Ensaios da modernidade
O público brasileiro tem nova oportunidade de travar contato com a obra densa, luminosa e cheia de poesia do poeta inglês Percy Bysshe Shelley (1792-1822) com a nova publicação de Uma defesa da poesia e outros ensaios (Landmark, 2008). Na edição bilíngüe, o leitor terá oportunidade de conhecer, também em inglês, ensaios que certamente cumpriram papel importante no delineamento da estética e do conceito de subjetividade que guiariam escritores dos séculos 19 e 20.
Uma defesa da poesia e outros ensaios apresenta o espírito inquieto e minuciosamente especulativo de Shelley. O talento do jovem poeta (morto prematuramente em um naufrágio na Itália) exibe-se em textos que podem ser divididos em duas categorias abrangentes. A primeira delas compreende escritos cujo assunto central gira em torno de temas filosóficos, éticos e morais. Fazem parte desse conjunto os ensaios: “Sobre o amor”, “Sobre a vida”, “Sobre a existência de uma vida futura”, “Sobre as especulações da punição da morte”, “Sobre a moral” e “A necessidade do ateísmo”.
Neles, é possível encontrar um Shelley que combate com fervor no terreno das idéias, sem perder as rédeas da elaboração do estilo poético, que é cultivado com cuidado no discurso dos ensaios.

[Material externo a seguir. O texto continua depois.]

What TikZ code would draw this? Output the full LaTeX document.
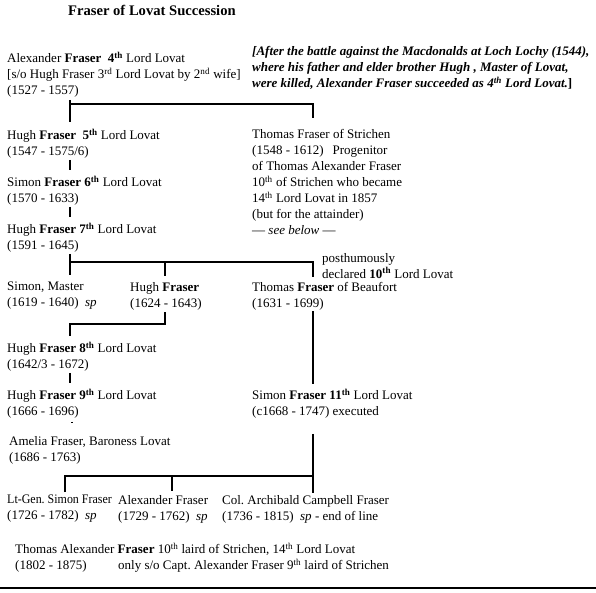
\documentclass[tikz,border=0pt]{standalone}
\usepackage{fontspec}
\setmainfont{Liberation Serif}
\frenchspacing
\begin{document}
\begin{tikzpicture}[x=1pt,y=-1pt,
  txt/.style={anchor=north west, inner sep=0pt, align=left, font=\fontsize{13}{16}\selectfont},
  link/.style={line width=1.7pt},
  dotlink/.style={line width=1.6pt, dash pattern=on 1.5pt off 8pt}]
\useasboundingbox (0,0) rectangle (596,592);
\node[anchor=north west, inner sep=0pt, font=\fontsize{14.6}{16}\selectfont\bfseries] (title) at (68,5) {Fraser of Lovat Succession};
\node[txt] (alex) at (7,52) {Alexander \textbf{Fraser}\ \ \textbf{4\textsuperscript{th}} Lord Lovat\\{}[s/o Hugh Fraser 3\textsuperscript{rd} Lord Lovat by 2\textsuperscript{nd} wife]\\(1527 - 1557)};
\node[txt, font=\fontsize{13}{16}\selectfont\bfseries\itshape] (note) at (252,46) {[After the battle against the Macdonalds at Loch Lochy (1544),\\ where his father and elder brother Hugh , Master of Lovat,\\ were killed, Alexander Fraser succeeded as 4\textsuperscript{th} Lord Lovat.\textup{]}};
\node[txt] (hugh5) at (7,129) {Hugh \textbf{Fraser}\ \ \textbf{5\textsuperscript{th}} Lord Lovat\\(1547 - 1575/6)};
\node[txt] (thomasS) at (252,129) {Thomas Fraser of Strichen\\(1548 - 1612)\hspace{9pt}Progenitor\\of Thomas Alexander Fraser\\10\textsuperscript{th} of Strichen who became\\14\textsuperscript{th} Lord Lovat in 1857\\(but for the attainder)\\--- \textit{see below} ---};
\node[txt] (simon6) at (7,176) {Simon \textbf{Fraser 6\textsuperscript{th}} Lord Lovat\\(1570 - 1633)};
\node[txt] (hugh7) at (7,223) {Hugh \textbf{Fraser 7\textsuperscript{th}} Lord Lovat\\(1591 - 1645)};
\node[txt] (posth) at (322,253) {posthumously\\declared \textbf{10\textsuperscript{th}} Lord Lovat};
\node[txt] (simonM) at (7,282) {Simon, Master\\(1619 - 1640)\ \ \textit{sp}};
\node[txt] (hughF) at (130,282) {Hugh \textbf{Fraser}\\(1624 - 1643)};
\node[txt] (thomasB) at (252,282) {Thomas \textbf{Fraser} of Beaufort\\(1631 - 1699)};
\node[txt] (hugh8) at (7,342) {Hugh \textbf{Fraser 8\textsuperscript{th}} Lord Lovat\\(1642/3 - 1672)};
\node[txt] (hugh9) at (7,389) {Hugh \textbf{Fraser 9\textsuperscript{th}} Lord Lovat\\(1666 - 1696)};
\node[txt] (simon11) at (252,389) {Simon \textbf{Fraser 11\textsuperscript{th}} Lord Lovat\\(c1668 - 1747) executed};
\node[txt] (amelia) at (9,436) {Amelia Fraser, Baroness Lovat\\(1686 - 1763)};
\node[txt] (ltgen) at (7,495) {\scalebox{0.92}[1]{Lt-Gen. Simon Fraser}\\(1726 - 1782)\ \ \textit{sp}};
\node[txt] (alexF) at (118,495) {Alexander Fraser\\(1729 - 1762)\ \ \textit{sp}};
\node[txt] (col) at (222,495) {Col. Archibald Campbell Fraser\\(1736 - 1815)\ \ \textit{sp} - end of line};
\node[txt] (thomasA) at (15,543) {Thomas Alexander \textbf{Fraser} 10\textsuperscript{th} laird of Strichen, 14\textsuperscript{th} Lord Lovat\\\makebox[103pt][l]{(1802 - 1875)}only s/o Capt. Alexander Fraser 9\textsuperscript{th} laird of Strichen};
% junctions
\coordinate (c1) at (70,104);
\coordinate (c2) at (313,104);
\coordinate (c3) at (70,262);
\coordinate (c4) at (313,262);
\coordinate (c5) at (165,262);
\coordinate (c6) at (165,324);
\coordinate (c7) at (70,324);
\coordinate (c8) at (65,476);
\coordinate (c9) at (313,476);
\coordinate (c10) at (172,476);
% connectors
\draw[link, shorten <=2pt, shorten >=7pt] (alex.south -| c1) -- (hugh5.north -| c1);
\draw[link, shorten >=11pt] (c1) -- (c2) -- (thomasS.north -| c2);
\draw[link, shorten <=1pt, shorten >=6pt] (hugh5.south -| c1) -- (simon6.north -| c1);
\draw[link, shorten <=1pt, shorten >=6pt] (simon6.south -| c1) -- (hugh7.north -| c1);
\draw[link, shorten <=1pt, shorten >=7pt] (hugh7.south -| c3) -- (simonM.north -| c3);
\draw[link, shorten >=5pt] (c3) -- (c4) -- (thomasB.north -| c4);
\draw[link, shorten >=6pt] (c5) -- (hughF.north -| c5);
\draw[link, shorten <=2pt, shorten >=6pt] (hughF.south -| c6) -- (c6) -- (c7) -- (hugh8.north -| c7);
\draw[link, shorten <=1pt, shorten >=6pt] (hugh8.south -| c7) -- (hugh9.north -| c7);
\draw[dotlink, shorten <=3pt, shorten >=5pt] (hugh9.south -| 72,0) -- (amelia.north -| 72,0);
\draw[link, shorten <=1pt, shorten >=5pt] (thomasB.south -| c4) -- (simon11.north -| c4);
\draw[link, shorten <=15pt, shorten >=2pt] (simon11.south -| c9) -- (col.north -| c9);
\draw[link, shorten <=3pt] (ltgen.north -| c8) -- (c8) -- (c9);
\draw[link, shorten >=4pt] (c10) -- (alexF.north -| c10);
% bottom rule
\draw[line width=2pt] (0,588) -- (596,588);
\end{tikzpicture}
\end{document}
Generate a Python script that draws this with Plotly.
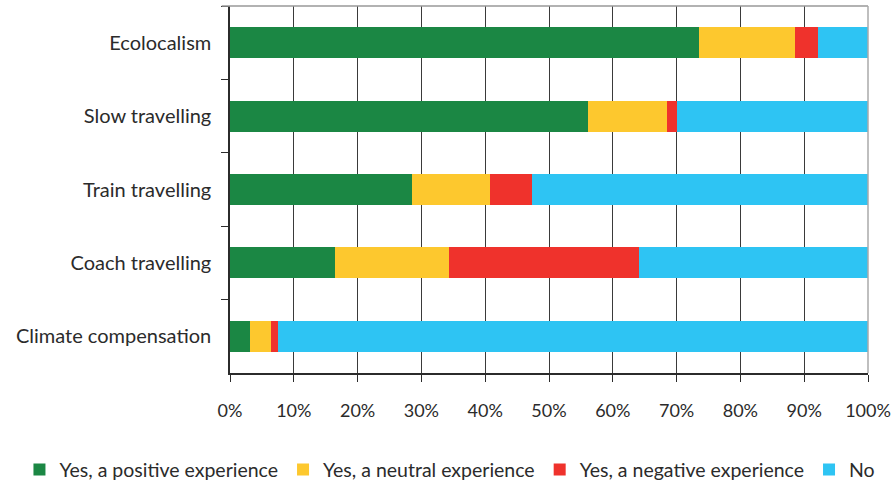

Assim, defesa de idéias e poesia caminham juntas, mostrando a luz de uma mente capaz de captar a exigência de seu tempo. No texto sobre a pena de morte, por exemplo, é impressionante o modo com Shelley sublinha que a organização racional do mundo caminha juntamente com uma brutalidade surda, que faz o discurso em favor do bem aparecer com sua contraface de barbárie. É também marcante a voz de Shelley em “A necessidade do Ateísmo”, de 1811, que condensa as idéias que fizeram o poeta ser expulso da Universidade de Oxford. Diz ele a seco: “Deus é uma hipótese e, como tal, permanece na necessidade de prova: o ônus da prova permanece com os teístas”. Há ainda trechos de uma belo quase maneirista, que jogam com a delicadeza das metáforas e a torção de conceitos, como em “Sobre o amor”: “Tão logo este querer ou poder [o amor] está morto, o homem torna-se um sepulcro vivo de si mesmo, e o que nele ainda sobrevive torna-se mera casa daquilo que foi um dia.”
Outro grupo de textos de Uma defesa da poesia… é o que trata da poesia e das artes em geral. Aí se encaixam os ensaios “Sobre a literatura, as artes e os hábitos dos atenienses”, “Prefácio ao banquete de Platão” e o texto de maior fôlego, que dá título à publicação. Nesses textos, Percy Shelley mostra conhecimento profundo da arte na Antiguidade Clássica. “Uma defesa da poesia” é uma argumentação cuidadosa, apaixonada e bela. Shelley arma-se de palavras e retórica para mostrar a imbricação entre a arte e a comunidade grega e como essa imbricação foi cambiando nas eras seguintes, contribuindo de modo decisivo com o vetor civilizatório da evolução humana. Segundo ele, as tragédias gregas eram “como espelhos nos quais o espectador observa a si mesmo, sob um frágil disfarce de circunstância”. É por isso que para Shelley, como representação da grande arte, “um poema é a própria imagem da vida, expressa em sua verdade eterna”. Eis por que ela é necessária.
Os ensaios de Shelley trazem, entretanto, muito mais do que isso. Lendo-os com atenção é-nos concedido um mapa, ainda que difuso, das fronteiras que a arte e a subjetividade burguesa construíam para si mesmas no século 19. Trata-se do esforço de esquadrinhar, em tempo real, um contexto filosófico/social onde, como diria outro ilustre inglês, o crítico Terry Eagleton: “a arte ainda poderia falar do humano e do concreto, permitindo um descanso bem-vindo frente aos rigores alienantes dos outros discursos mais especializados, e oferecendo, no coração mesmo desta grande explosão e fragmentação dos saberes, um mundo residualmente comum”. Esses resíduos civilizadores da substância humana é que formam o delicado material de trabalho dos brilhantes ensaios de Shelley.